Bien sûr, je ne peux pas tout savoir des agissements des militants. Autant les agissements de ceux de là-bas que les agissements de ceux que je côtoie ici, au Québec. Il se pourrait qu’Aurore Martin et Haizpea Abrisketa soient deux guerrières encore plus dangereuses que ne l’était Che Guevara lui-même. Mais ce faisant, il faudrait quand même qu’elles subissent un procès juste et équitable. Il faudrait que l’État espagnol établisse la preuve que des actes terroristes ont été commis par elles. Alors que tel n’est absolument pas le cas. L’accusation se contentant de les associer très indirectement à ETA, elles, ainsi que 33 autres militants basques. Tout ça pue la crise d’Octobre à plein nez!

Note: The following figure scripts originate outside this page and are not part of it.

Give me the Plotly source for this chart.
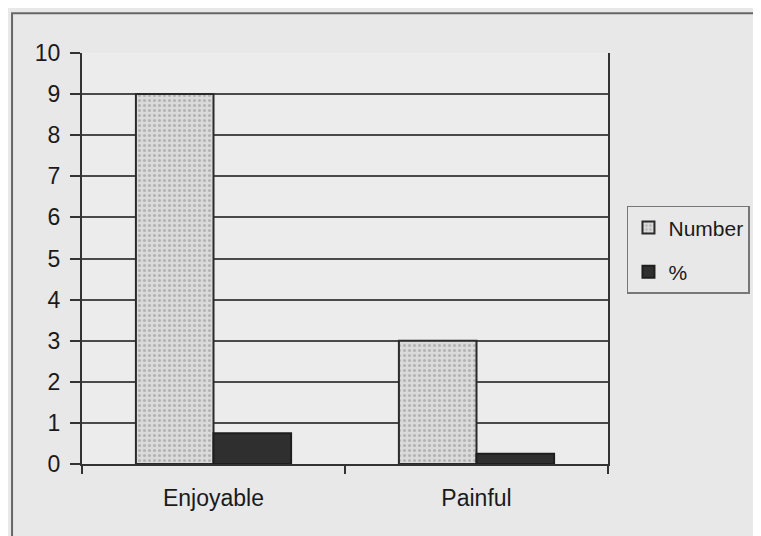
import plotly.graph_objects as go

categories = ["Enjoyable", "Painful"]
number_values = [9, 3]
percent_values = [0.75, 0.25]
y_ticks = list(range(0, 11))

FONT = "Liberation Sans, Arial, sans-serif"
TXT = "#1a1a1a"

fig = go.Figure()
fig.add_trace(go.Bar(
    x=categories, y=number_values, name="Number", legendgroup="a",
    marker=dict(color="#d8d8d8", line=dict(color="#2a2a2a", width=2),
                pattern=dict(shape=".", fgcolor="#8c8c8c", bgcolor="#dadada",
                             size=5, solidity=0.3)),
))
fig.add_trace(go.Bar(
    x=categories, y=percent_values, name="%", legendgroup="b",
    marker=dict(color="#2f2f2f", line=dict(color="#1e1e1e", width=2)),
))

# page body has an 8px margin, so the figure sits 8px right and down
fig.update_layout(
    width=753, height=528,
    margin=dict(l=74, r=153, t=45, b=72, autoexpand=False),
    paper_bgcolor="#e8e8e8", plot_bgcolor="#ececec",
    barmode="group", bargap=0.41, bargroupgap=0,
    font=dict(family=FONT, size=23, color=TXT),
    showlegend=True,
    legend=dict(xref="container", yref="container",
                x=0.822, xanchor="left", y=0.542, yanchor="middle",
                bgcolor="#e8e8e8", bordercolor="#777777", borderwidth=1.5,
                font=dict(size=21, color=TXT),
                traceorder="grouped", tracegroupgap=14,
                itemwidth=30),
    xaxis=dict(showgrid=False, showline=True, linecolor="#333333", linewidth=2,
               mirror=False, ticks="outside", tickson="boundaries", ticklen=8,
               tickcolor="#333333", tickwidth=1.5,
               tickfont=dict(size=23, color=TXT), ticklabelstandoff=12),
    yaxis=dict(range=[0, 10], tickvals=y_ticks, showgrid=True,
               gridcolor="#4a4a4a", gridwidth=1.5,
               showline=True, linecolor="#333333", linewidth=2, mirror=True,
               ticks="outside", ticklen=10, tickcolor="#333333", tickwidth=1.5,
               tickfont=dict(size=23, color=TXT), ticklabelstandoff=5,
               zeroline=False),
    shapes=[dict(type="rect", xref="paper", yref="paper",
                 x0=-0.133, x1=1.6, y0=-0.6, y1=1.097,
                 line=dict(color="#666666", width=2), fillcolor="rgba(0,0,0,0)",
                 layer="below")],
)

fig.write_html("out.html")
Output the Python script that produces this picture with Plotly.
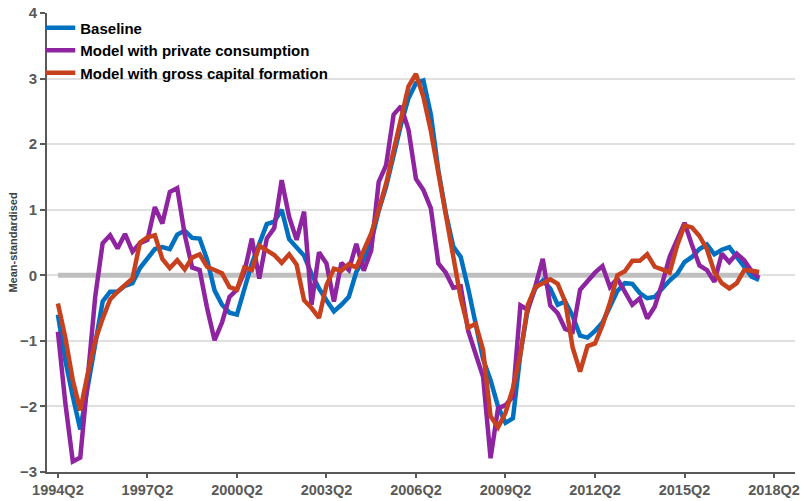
import plotly.graph_objects as go

# Quarter labels (1994Q2 .. 2018Q2)
quarters = [f"{1994 + (k + 1) // 4}Q{(k + 1) % 4 + 1}" for k in range(97)]
tick_labels = quarters[::12]

baseline = [
    -0.60, -1.30, -1.85, -2.35, -1.70, -1.03, -0.40, -0.25, -0.25, -0.16,
    -0.12, 0.11, 0.26, 0.40, 0.43, 0.40, 0.62, 0.68, 0.57, 0.56,
    0.24, -0.23, -0.45, -0.57, -0.60, -0.23, 0.18, 0.48, 0.78, 0.82,
    1.00, 0.55, 0.43, 0.30, 0.02, -0.20, -0.38, -0.55, -0.45, -0.33,
    0.05, 0.25, 0.52, 0.98, 1.35, 1.85, 2.30, 2.70, 2.93, 2.97,
    2.45, 1.60, 0.95, 0.44, 0.28, -0.20, -0.75, -1.28, -1.60, -2.00,
    -2.25, -2.18, -1.20, -0.50, -0.20, -0.08, -0.20, -0.45, -0.40, -0.62,
    -0.92, -0.95, -0.85, -0.72, -0.48, -0.24, -0.12, -0.13, -0.27, -0.35,
    -0.33, -0.20, -0.08, 0.02, 0.20, 0.28, 0.40, 0.47, 0.32, 0.39,
    0.43, 0.28, 0.12, -0.02, -0.07,
]

private_consumption = [
    -0.86, -1.95, -2.84, -2.78, -1.57, -0.33, 0.49, 0.61, 0.41, 0.63,
    0.36, 0.49, 0.54, 1.04, 0.79, 1.27, 1.33, 0.62, 0.12, 0.08,
    -0.50, -0.99, -0.72, -0.33, -0.22, 0.05, 0.56, -0.05, 0.56, 0.72,
    1.45, 0.89, 0.54, 0.97, -0.45, 0.35, 0.18, -0.40, 0.19, 0.08,
    0.48, 0.07, 0.38, 1.42, 1.68, 2.45, 2.58, 2.22, 1.47, 1.30,
    1.02, 0.18, 0.04, -0.19, -0.17, -0.85, -1.20, -1.55, -2.79, -2.03,
    -1.98, -1.85, -0.46, -0.53, -0.17, 0.25, -0.46, -0.58, -0.82, -0.86,
    -0.22, -0.08, 0.04, 0.14, -0.18, -0.05, -0.24, -0.45, -0.35, -0.66,
    -0.48, -0.13, 0.28, 0.54, 0.80, 0.46, 0.15, 0.08, -0.10, 0.33,
    0.20, 0.33, 0.23, 0.06, -0.04,
]

gross_capital = [
    -0.43, -0.95, -1.60, -2.06, -1.50, -1.00, -0.66, -0.37, -0.25, -0.16,
    -0.05, 0.50, 0.58, 0.61, 0.25, 0.11, 0.23, 0.09, 0.27, 0.32,
    0.13, 0.08, 0.03, -0.18, -0.22, 0.12, 0.08, 0.45, 0.37, 0.31,
    0.19, 0.32, 0.16, -0.38, -0.50, -0.65, -0.15, 0.10, 0.07, 0.17,
    0.12, 0.36, 0.64, 1.00, 1.40, 1.90, 2.43, 2.88, 3.07, 2.72,
    2.20, 1.55, 0.87, 0.25, -0.35, -0.80, -0.74, -1.14, -2.15, -2.32,
    -2.10, -1.72, -1.20, -0.45, -0.18, -0.12, -0.06, -0.13, -0.40, -1.10,
    -1.47, -1.08, -1.04, -0.76, -0.42, 0.00, 0.06, 0.22, 0.22, 0.32,
    0.13, 0.09, 0.04, 0.45, 0.76, 0.73, 0.60, 0.40, 0.05, -0.12,
    -0.20, -0.12, 0.08, 0.07, 0.05,
]

n = len(baseline)
x_idx = list(range(n))
zero_ref = [0] * n

BLUE = "#0070C0"
PURPLE = "#8E24A0"
ORANGE = "#C8411E"
AXIS = "#595959"
FONT = "Liberation Sans"

fig = go.Figure()
fig.add_trace(go.Scatter(x=x_idx, y=zero_ref, mode="lines", showlegend=False,
                         line=dict(color="#BFBFBF", width=5), hoverinfo="skip"))
fig.add_trace(go.Scatter(x=x_idx, y=baseline, mode="lines", name="Baseline",
                         line=dict(color=BLUE, width=4.5)))
fig.add_trace(go.Scatter(x=x_idx, y=private_consumption, mode="lines",
                         name="Model with private consumption",
                         line=dict(color=PURPLE, width=4.5)))
fig.add_trace(go.Scatter(x=x_idx, y=gross_capital, mode="lines",
                         name="Model with gross capital formation",
                         line=dict(color=ORANGE, width=4.5)))

fig.update_layout(
    width=801, height=501,
    margin=dict(l=47, r=6, t=13, b=29, autoexpand=False),
    paper_bgcolor="white", plot_bgcolor="white",
    font=dict(family=FONT, color=AXIS, size=14, weight="bold"),
    legend=dict(x=-0.009, y=1.003, xanchor="left", yanchor="top",
                bgcolor="rgba(0,0,0,0)",
                font=dict(family=FONT, size=15, color="black", weight="bold"),
                tracegroupgap=0, itemwidth=30),
    xaxis=dict(
        range=[-1.46, 98.81],
        tickmode="array",
        tickvals=list(range(0, len(quarters), 12)),
        ticktext=tick_labels,
        showgrid=False, zeroline=False,
        showline=True, linecolor=AXIS, linewidth=2,
        ticks="outside", ticklen=4, tickwidth=2, tickcolor=AXIS,
        tickfont=dict(family=FONT, size=14.5, color=AXIS, weight="bold"),
    ),
    yaxis=dict(
        range=[-3, 4], dtick=1, tick0=0,
        showgrid=True, gridcolor="#E0E0E0", gridwidth=2,
        zeroline=False,
        showline=True, linecolor=AXIS, linewidth=2,
        ticks="outside", ticklen=5, tickwidth=2, tickcolor=AXIS,
        tickfont=dict(family=FONT, size=15, color=AXIS, weight="bold"),
        title=dict(text="Mean-standardised", standoff=0,
                   font=dict(family=FONT, size=11, color="#404040", weight="bold")),
    ),
)

fig.write_html(
    "out.html",
    config={"displayModeBar": False},
    post_script="document.body.style.margin='0';document.body.style.padding='0';",
)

Comme si ce n’était suffisant, on a appris ces jours-ci que l’État espagnol venait d’arrêter également Amaia Izko, l’avocate d’Aurore et d’Haizpea. On ne parle ici pas d’une militante, mais bien d’une avocate professionnelle! Cela est scandaleux! Et confirme qu’il s’agit là d’une parodie de justice qui a beaucoup plus à voir avec la répression de l’indépendantisme basque que de lutte au terrorisme; qu’il s’agit ici d’un procès qui a beaucoup plus à voir avec la politique qu’autre chose. Et qui nous pousse à dire que si la violence est déplorable, l’injustice organisée par un système répressif l’est encore davantage.
Pour l’heure, l’arrestation des avocats des militants force la suspension du procès. Haizpea se trouve ainsi, seule, face à la justice, sans avocat pour la défendre. Il faudra suivre son cas pour en apprendre davantage, pour voir le sort qui lui sera réservé. Mais une évidence demeure: et c’est que tout cela est fort mal engagé pour les militants basques.